92Y: World Religions: Spotlight on Judaism

Showings

Mary D. Fisher Theatre Sun, Nov 9, 2014 5:30 PM

Description

Can religion be defined? Join our award-winning scholars — Jack Miles, Susannah Heschel and Professor David Biale — as they tell a new story: traveling from prehistory to the present day illuminating how world religions came to be acknowledged and studied, with a focus on Judaism.
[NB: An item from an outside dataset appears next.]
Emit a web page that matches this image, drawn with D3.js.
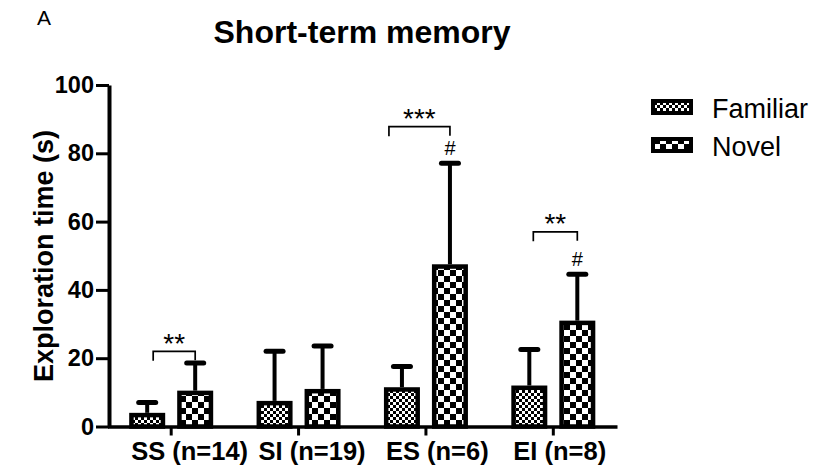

How has this great civilization and religion been absorbed and altered, understood and misunderstood?

Jack Miles
Distinguished Professor of English and Religious Studies at the University of California, Irvine, and Fellow for Religious Affairs with the Pacific Council on International Policy, Jack Miles is a writer whose work has appeared in The Atlantic, The New York Times, The Washington Post, The Los Angeles Times, The Boston Globe, and many other publications.  His book GOD: A Biography won a Pulitzer Prize in 1996 and has been translated into sixteen languages, including Hebrew and (twice) Chinese.  A sequel to that book entitled CHRIST: A Crisis in the Life of God—published simultaneously in 2001 in the United States, Britain, Germany, and France—was reviewed on the front page of the New York Times Book Review and led to Miles being named a MacArthur Fellow in 2002.

Susannah Heschel
Susannah Heschel is the Eli Black Professor of Jewish Studies at Dartmouth College. Her scholarship focuses on Jewish-Christian relations in Germany during the 19th and 20th centuries, the history of biblical scholarship, and the history of anti-Semitism. Her numerous publications include Abraham Geiger and the Jewish Jesus (University of Chicago Press), which won a National Jewish Book Award and Germany's Geiger Prize, and The Aryan Jesus: Christian Theologians and the Bible in Nazi Germany (Princeton University Press). She is the author of over seventy articles and has edited several books, including Moral Grandeur and Spiritual Audacity: Essays of Abraham Joshua Heschel; Betrayal: German Churches and the Holocaust (with Robert P. Ericksen); Insider/Outsider: American Jews and Multiculturalism (with David Biale and Michael Galchinsky).

David Biale
David Biale is Emanuel Ringelblum Distinguished Professor of Jewish History and Chair of the Department of History at the University of California, Davis.  He is the author of five books: Gershom Scholem: Kabbalah and Counter-History, Power and Powerlessness in Jewish History and Eros and the Jews: From Biblical Israel to Contemporary America, Blood and Belief: The Circulation of a Symbol Between Jews and Christians, and Not in the Heavens: The Tradition of Jewish Secular Thought.  He is also the editor of Cultures of the Jews: A New History.  His books have won the National Jewish Book Award three times and he has been awarded fellowships by the Guggenheim Foundation, the National Endowment for the Humanities and the Lady Davis Foundation.  Most recently, he won the UC Davis Prize for Undergraduate Teaching and Scholarly Achievement.  He is currently the Project Director of an international team writing a History of Hasidism.